Source of information?
In addition to the Chevy van resemblance, I’m getting some Dodge vibes from the slanted rear edge of the front door window and the rear side door that is set far back from the front passenger door.
The Bedford CF was a great looking van in 1970 in the UK and Europe. It should have knocked the poor V4 of the Ford Transit into the weeds with decent modern ohc power. GM lost faith with Vauxhall Bedford in this period. Mediocre build quality and niggling reliability issues along with dismal financial results with poor sales and labour issues led to the slow death of Vauxhall Bedford as an independent business. So sad when you see the great style and inspiration of David Jones and his successors Wayne Cherry and Leo Pruneau. So near yet so far…..

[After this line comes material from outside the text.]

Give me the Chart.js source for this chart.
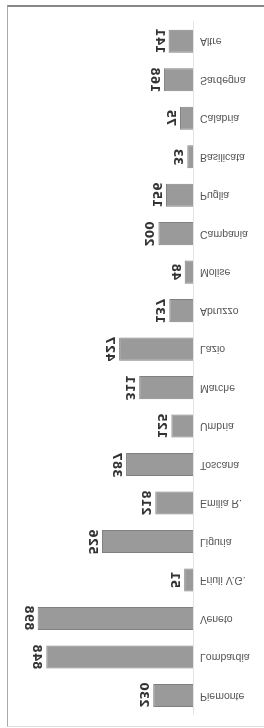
<!DOCTYPE html>
<html>
<head>
<meta charset="utf-8">
<script src="https://cdn.jsdelivr.net/npm/chart.js@4/dist/chart.umd.min.js"></script>
<style>
  html, body { margin: 0; padding: 0; background: #fff; }
  #wrap { position: relative; width: 264px; height: 728px; overflow: hidden; }
  #frame { position: absolute; left: 7px; top: 5px; width: 270px; height: 719px;
           border-top: 2px solid #888; border-left: 1px solid #aaa; border-bottom: 1px solid #ddd; }
  #flip { position: absolute; left: 0; top: 0; width: 264px; height: 728px; transform: scaleY(-1); }
  #myChart { position: absolute; left: 0; top: 0; }
  .val { position: absolute; font: bold 12px "DejaVu Sans"; color: #333; white-space: nowrap;
         transform: translate(-50%, -50%) rotate(90deg); line-height: 12px; }
</style>
</head>
<body>
<div id="wrap">
  <div id="frame"></div>
  <div id="flip">
    <canvas id="myChart" width="264" height="728"></canvas>
  </div>
</div>
<script>
var regions = ['Piemonte', 'Lombardia', 'Veneto', 'Friuli V.G.', 'Liguria', 'Emilia R.', 'Toscana', 'Umbria', 'Marche', 'Lazio', 'Abruzzo', 'Molise', 'Campania', 'Puglia', 'Basilicata', 'Calabria', 'Sardegna', 'Altre'];
var values = [230, 848, 898, 51, 526, 218, 387, 125, 311, 427, 137, 48, 200, 156, 33, 75, 168, 141];

window.onload = function () {

    var ctx = document.getElementById('myChart').getContext('2d');

    var myChart = new Chart(ctx, {
        type: 'bar',
        data: {
            labels: regions,
            datasets: [{
                data: values,
                backgroundColor: '#9a9a9a',
                borderColor: '#808080',
                borderWidth: 1,
                categoryPercentage: 1,
                barPercentage: 0.6
            }]
        },
        options: {
            indexAxis: 'y',
            responsive: false,
            animation: false,
            layout: { padding: { left: 20, right: 0, top: 8, bottom: 22 } },
            plugins: {
                legend: { display: false },
                tooltip: { enabled: false }
            },
            scales: {
                x: {
                    display: false,
                    reverse: true,
                    min: 0,
                    max: 1000
                },
                y: {
                    position: 'right',
                    grid: { display: false, drawTicks: false },
                    border: { display: true, color: '#e4e4e4' },
                    ticks: {
                        padding: 7,
                        color: '#555',
                        font: { family: 'Liberation Sans', size: 10.5 }
                    },
                    afterFit: function (scale) { scale.width = 71; }
                }
            }
        }
    });

    // numbers next to each bar, turned sideways like the scan
    var flip = document.getElementById('flip');
    myChart.getDatasetMeta(0).data.forEach(function (bar, i) {
        var el = document.createElement('div');
        el.className = 'val';
        el.textContent = values[i];
        el.style.left = (bar.x - 9) + 'px';
        el.style.top = bar.y + 'px';
        flip.appendChild(el);
    });
};
</script>
</body>
</html>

Hah! about 42 minutes into a fluff plot film starring Paul McCartney- Give My Regards To Broad Street- right after a space themed Silly Love Songs concert music video – our hero steps into a Bedford CA. A beast would never have recognized if I had not read this article a few days earlier.
It is very unfortunate that the Bedford CF was discontinued in 1988, with the Bedford Midi taking its place. Originally GM wanted to buy British Leyland and Land Rover and merge them with the Bedford brand to create a “world van” that would compete with the Transit, but they failed so decided to just offer a re-badged Isuzu Fargo as the Bedford Midi, as the replacement for the CF vans.
The Midi itself stopped being produced in 1995, with the Vauxhall Arena and Vauxhall Movano taking it’s place. It’s really sad that the Bedford disappeared, although, truth be told the plant that produced the CF is still active and is still producing Re-badged Renault Trafics. With better management just imagine what would happen if the Bedford name was still active.